Are you interested in going back to school?

Many applicants applying in the H-1B lottery are already in the U.S. on F-1 visas and may be interested in continuing their education. For example, if you just completed your Bachelor’s degree and you are interested in pursuing a Master’s or higher degree, you could apply to those programs. This would allow you to stay in the U.S. to study and you may be eligible for additional optional practical training (OPT) after completing the next level of education. It is also possible to use curricular practical training (CPT) to keep working in certain circumstances but USCIS closely scrutinizes programs that offer CPT on day one of the program so you should ensure any program you apply for complies with immigration law by discussing with the Designated School Official and an immigration attorney.

Do you have time left on STEM OPT?

Some applicants are eligible for the STEM OPT extension which gives them an additional two years of work authorization if they have earned a degree in a STEM field. If you are eligible for the STEM OPT extension and your employer meets the requirements as a STEM OPT employer, you can apply for this extension to keep working in the U.S. Your employer could continue to submit the registration in the H-1B lottery each year in the hope that you will be selected before the STEM OPT work authorization runs out.

Are you interested in starting your own company?

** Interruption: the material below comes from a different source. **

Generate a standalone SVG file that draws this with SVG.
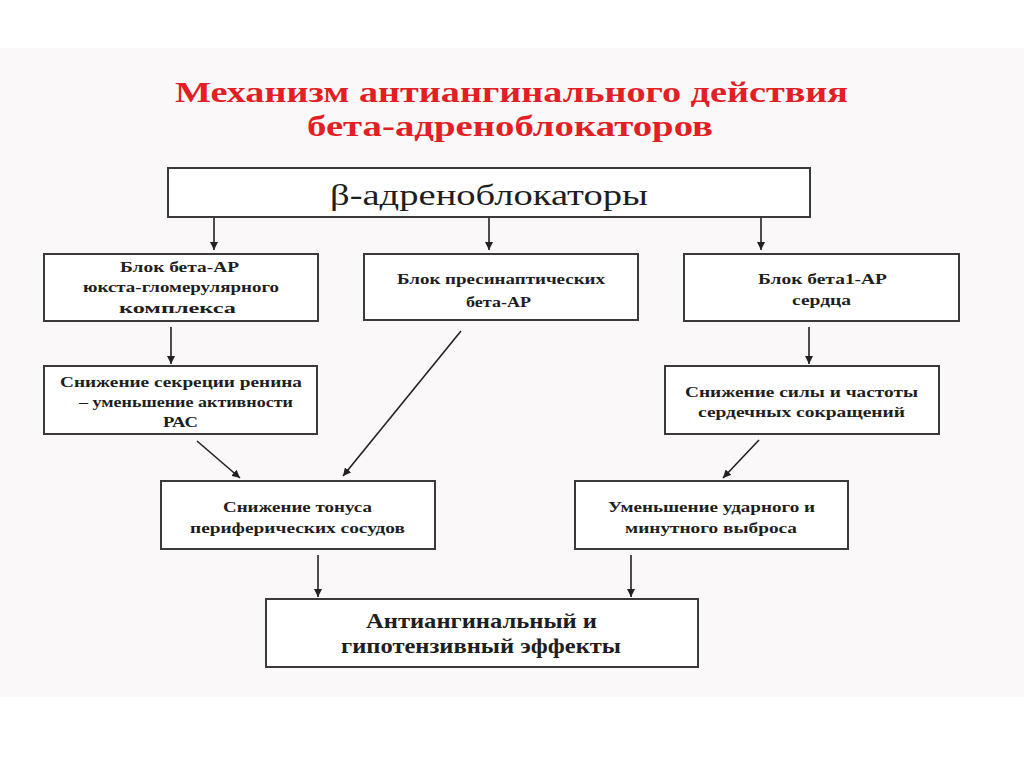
<svg xmlns="http://www.w3.org/2000/svg" width="1024" height="767" viewBox="0 0 1024 767">
  <style>
    .box { fill: #ffffff; stroke: #3a3a3a; stroke-width: 2; }
    .t { font-family: "Liberation Serif", "Times New Roman", serif; font-weight: bold; font-size: 14px; fill: #1e1e1e; text-anchor: middle; }
    .big { font-size: 21px; }
    .title { font-family: "Liberation Serif", "Times New Roman", serif; font-weight: bold; font-size: 29px; fill: #e31e24; text-anchor: middle; }
    .main { font-family: "Liberation Serif", "Times New Roman", serif; font-weight: normal; font-size: 30px; fill: #1e1e1e; text-anchor: middle; }
    .conn line { stroke: #222; stroke-width: 1.6; marker-end: url(#arr); }
  </style>
  <defs>
    <marker id="arr" markerUnits="userSpaceOnUse" markerWidth="9" markerHeight="8" refX="8" refY="4" orient="auto">
      <path d="M0,0 L8,4 L0,8 z" fill="#222"/>
    </marker>
  </defs>
  <rect x="0" y="0" width="1024" height="767" fill="#ffffff"/>
  <rect x="0" y="48" width="1024" height="649" fill="#fbf8fa"/>

  <g id="title">
    <text class="title" x="511.5" y="102" textLength="673" lengthAdjust="spacingAndGlyphs">Механизм антиангинального действия</text>
    <text class="title" x="510" y="136" textLength="406" lengthAdjust="spacingAndGlyphs">бета-адреноблокаторов</text>
  </g>

  <g id="node-top">
    <rect class="box" x="168" y="168" width="642" height="49"/>
    <text class="main" x="489" y="205" textLength="318" lengthAdjust="spacingAndGlyphs">β-адреноблокаторы</text>
  </g>

  <g id="node-a">
    <rect class="box" x="44" y="254" width="274" height="67"/>
    <text class="t" x="179.5" y="272" textLength="119" lengthAdjust="spacingAndGlyphs">Блок бета-АР</text>
    <text class="t" x="181" y="292" textLength="196" lengthAdjust="spacingAndGlyphs">юкста-гломерулярного</text>
    <text class="t" x="177.5" y="313" textLength="117" lengthAdjust="spacingAndGlyphs">комплекса</text>
  </g>

  <g id="node-b">
    <rect class="box" x="364" y="254" width="274" height="66"/>
    <text class="t" x="501" y="284" textLength="208" lengthAdjust="spacingAndGlyphs">Блок пресинаптических</text>
    <text class="t" x="498.5" y="307" textLength="65" lengthAdjust="spacingAndGlyphs">бета-АР</text>
  </g>

  <g id="node-c">
    <rect class="box" x="684" y="254" width="275" height="67"/>
    <text class="t" x="822.5" y="284" textLength="129" lengthAdjust="spacingAndGlyphs">Блок бета1-АР</text>
    <text class="t" x="821.5" y="305" textLength="59" lengthAdjust="spacingAndGlyphs">сердца</text>
  </g>

  <g id="node-d">
    <rect class="box" x="44" y="366" width="273" height="68"/>
    <text class="t" x="181" y="387" textLength="242" lengthAdjust="spacingAndGlyphs">Снижение секреции ренина</text>
    <text class="t" x="186" y="407" textLength="214" lengthAdjust="spacingAndGlyphs">– уменьшение активности</text>
    <text class="t" x="180.5" y="427" textLength="35" lengthAdjust="spacingAndGlyphs">РАС</text>
  </g>

  <g id="node-e">
    <rect class="box" x="665" y="366" width="274" height="68"/>
    <text class="t" x="801.5" y="397" textLength="233" lengthAdjust="spacingAndGlyphs">Снижение силы и частоты</text>
    <text class="t" x="801.5" y="417" textLength="207" lengthAdjust="spacingAndGlyphs">сердечных сокращений</text>
  </g>

  <g id="node-f">
    <rect class="box" x="161" y="481" width="274" height="68"/>
    <text class="t" x="297.5" y="512" textLength="149" lengthAdjust="spacingAndGlyphs">Снижение тонуса</text>
    <text class="t" x="297.5" y="533" textLength="215" lengthAdjust="spacingAndGlyphs">периферических сосудов</text>
  </g>

  <g id="node-g">
    <rect class="box" x="575" y="481" width="273" height="68"/>
    <text class="t" x="711.5" y="512" textLength="207" lengthAdjust="spacingAndGlyphs">Уменьшение ударного и</text>
    <text class="t" x="711" y="533" textLength="172" lengthAdjust="spacingAndGlyphs">минутного  выброса</text>
  </g>

  <g id="node-h">
    <rect class="box" x="266" y="599" width="432" height="68"/>
    <text class="t big" x="481.5" y="628" textLength="231" lengthAdjust="spacingAndGlyphs">Антиангинальный  и</text>
    <text class="t big" x="481" y="653" textLength="280" lengthAdjust="spacingAndGlyphs">гипотензивный эффекты</text>
  </g>

  <g id="connectors" class="conn">
    <line x1="214" y1="218" x2="214" y2="250"/>
    <line x1="489" y1="218" x2="489" y2="250"/>
    <line x1="761" y1="218" x2="761" y2="250"/>
    <line x1="171" y1="327" x2="171" y2="364"/>
    <line x1="809" y1="327" x2="809" y2="364"/>
    <line x1="461" y1="331" x2="343" y2="476"/>
    <line x1="197" y1="441" x2="240" y2="478"/>
    <line x1="759" y1="440" x2="723" y2="478"/>
    <line x1="318" y1="555" x2="318" y2="597"/>
    <line x1="631" y1="555" x2="631" y2="597"/>
  </g>
</svg>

If you have entrepreneurial ambitions and a substantial amount of money to invest into a new business, you could consider the E-2 treaty investor visa. This visa is only available to nationals of countries that have treaties with the U.S. so you should first check to see if you have a passport from a treaty country. You would need to own the business at least 50%, invest a substantial amount of personal funds, gather proof that the business is real and operating (or is ready to start operating after you get the visa) and prepare a 5-year business plan showing that you plan to hire employees in the U.S.

Do you have a passport from Australia, Mexico or Canada?

If you have a passport from Australia, you could be eligible for the E-3 visa. The E-3 visa requirements are very similar to the H-1B requirements but the E-3 visa cap has never been reached so Australian nationals can apply for this visa year round. Mexican and Canadian nationals are eligible for the TN visa, which allows you to work in the U.S. if you work in one of the professions listed on the U.S. Mexico Canada Agreement and you have the required degree from that list. For a small number of categories you may also qualify with only experience or with a post-secondary diploma or certificate and experience.

Have you achieved extraordinary success in your field?

If you are an individual of extraordinary ability in the sciences, arts, education or athletics or have a record of extraordinary achievement in the TV or movie industry you may qualify for an O-1A or O-1B visa. If you are a student just starting out in your career this category would not work for you, but if you already have an established career where you achieved significant success, it could be worth exploring the O-1 option.  To qualify for the O-1 you would need to be able to show objective evidence of your career success, for example, proof that you won nationally or internationally recognized prizes or awards, joined prestigious industry organizations, published material in major publications, made original contributions of major significance, achieved a high salary, participated on panels as a judge and/or have been employed in lead or critical roles for distinguished organization. For a full list of requirements for the O-1A and O-1B visas, click here.

Does your prospective H-1B employer have an office abroad?

If the U.S. employer who filed your H-1B registration has a qualifying relationship with a company abroad and is interested in transferring you to that office to work for a year in a managerial, executive or specialized knowledge role, you could be transferred back to the U.S. after a year using the L-1 visa for intracompany transferees.

The options mentioned above are only some of the possibilities to explore if your H1B registration was not selected and you still want to work in the U.S. If you are not selected it is a good idea to discuss your options with an immigration attorney to determine possible next steps.